Meski sudah diberondong fatwa haram dari MUI berbagai daerah, nyatanya jumlah pengemis di jalanan masih marak. Contoh paling kelihatan jelas di Jakarta. Fatwa haram mengemis yang diketuk MUI setempat 8 tahun lalu tidak memberikan dampak. April 2020 lalu, Satpol PP DKI Jakarta mengamankan 57 pengemis yang sedang tertidur di trotoar Tanah Abang. Per Agustus 2021, Kepala Suku Dinas Sosial Jakarta Pusat Ngapuli Perangin Angin mengatakan jumlah gelandangan dan pengemis melonjak tajam dari data 2020.

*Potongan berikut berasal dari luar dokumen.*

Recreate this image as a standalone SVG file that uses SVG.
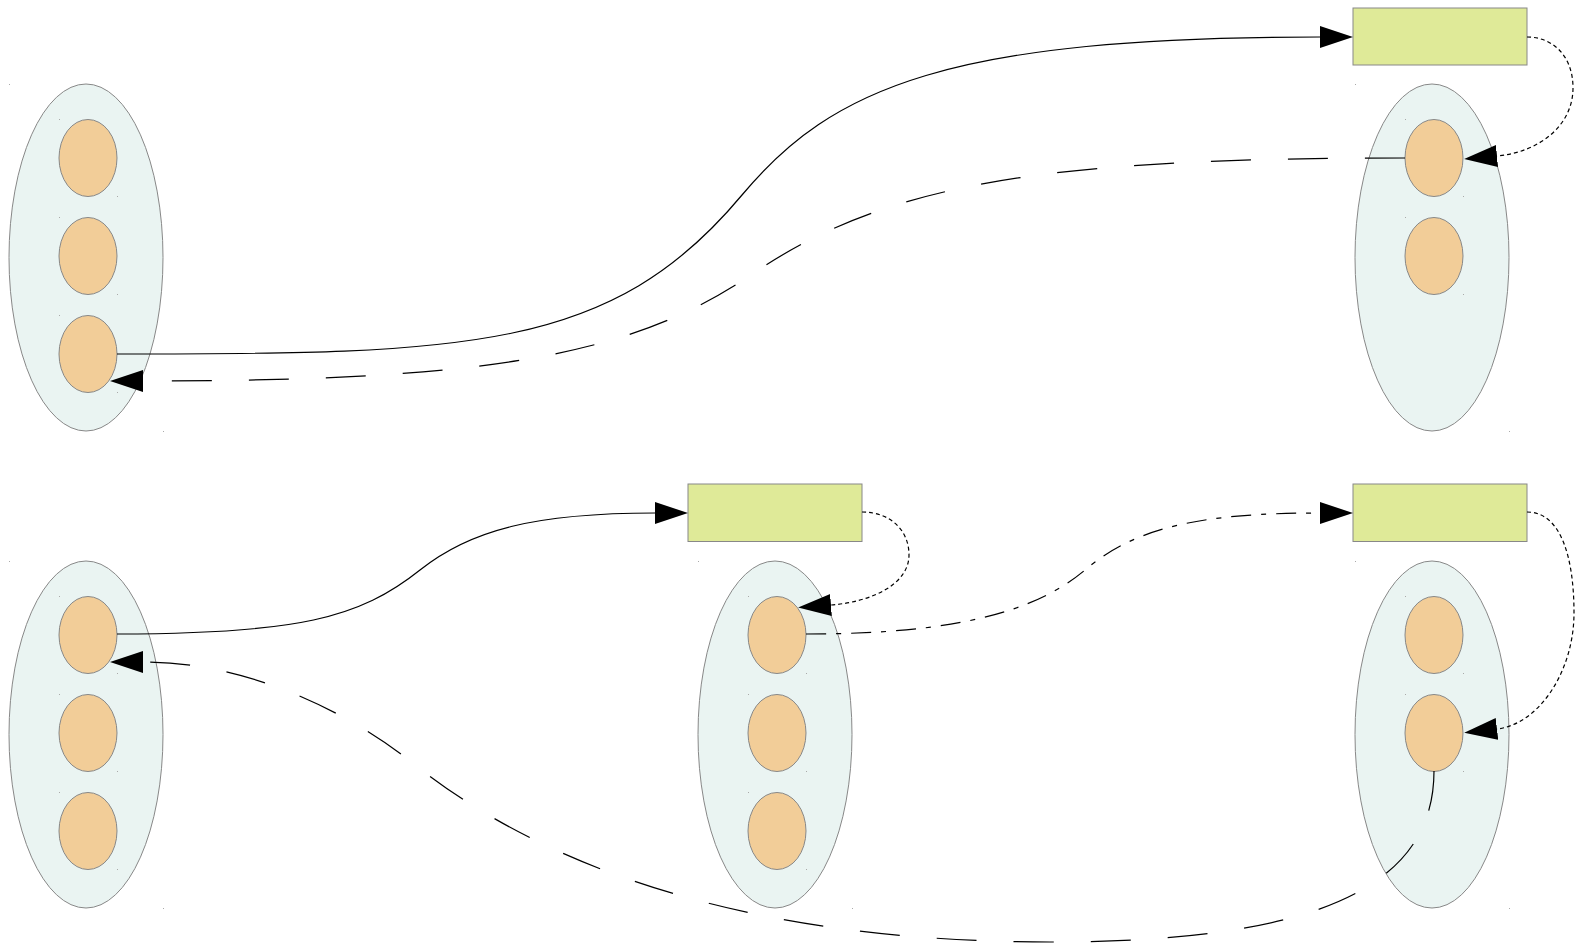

Data pemerintah yang bisa kami temukan terkait jumlah PMKS hanyalah laporan Pusat Data dan Informasi Kementerian Sosial yang mencatat ada 18.599 gelandangan dan 178.262 pengemis di Indonesia, itu pun dengan disclaimer bahwa data tersebut bisa bertambah apabila pendataan dilakukan bertepatan dengan hari besar keagamaan.

Sorotan pertanggungjawaban jelas harus diarahkan kepada negara. Pemerintah sudah menurunkan UUD 1945 Pasal 34 ke UU 13/2011 tentang Penanganan Fakir Miskin. Isinya memuat metode dasar merawat kelompok masyarakat yang tidak sejahtera. Pasal 19 jelas menyebut penanganan fakir miskin jadi tanggung jawab Menteri Sosial. Lalu pemerintah pusat dan daerah punya tugas membuat kebijakan, program, pemberdayaan, dan pendampingan kepada kelompok rentan.

Celakanya, upaya penanggulangan kemiskinan ini terancam dinodai negara lewat RKUHP Pasal 432. Calon beleid itu dikritik banyak pihak setelah tertulis bahwa setiap gelandangan di jalan atau tempat umum akan mendapat sanksi Rp1 juta.

“Pasal 432 KUHP ini bertentangan dengan UU 1945. Ini jelas berpotensi kriminalisasi terhadap masyarakat tidak mampu yang hak konstitusionalnya harusnya dipelihara negara sebenarnya karena sudah dijamin konstitusi,” kata Direktur Pusat Pengkajian Pancasila dan Konstitusi (Puskapsi) Universitas Jember, Bayu Dwi Anggono, kepada Kompas.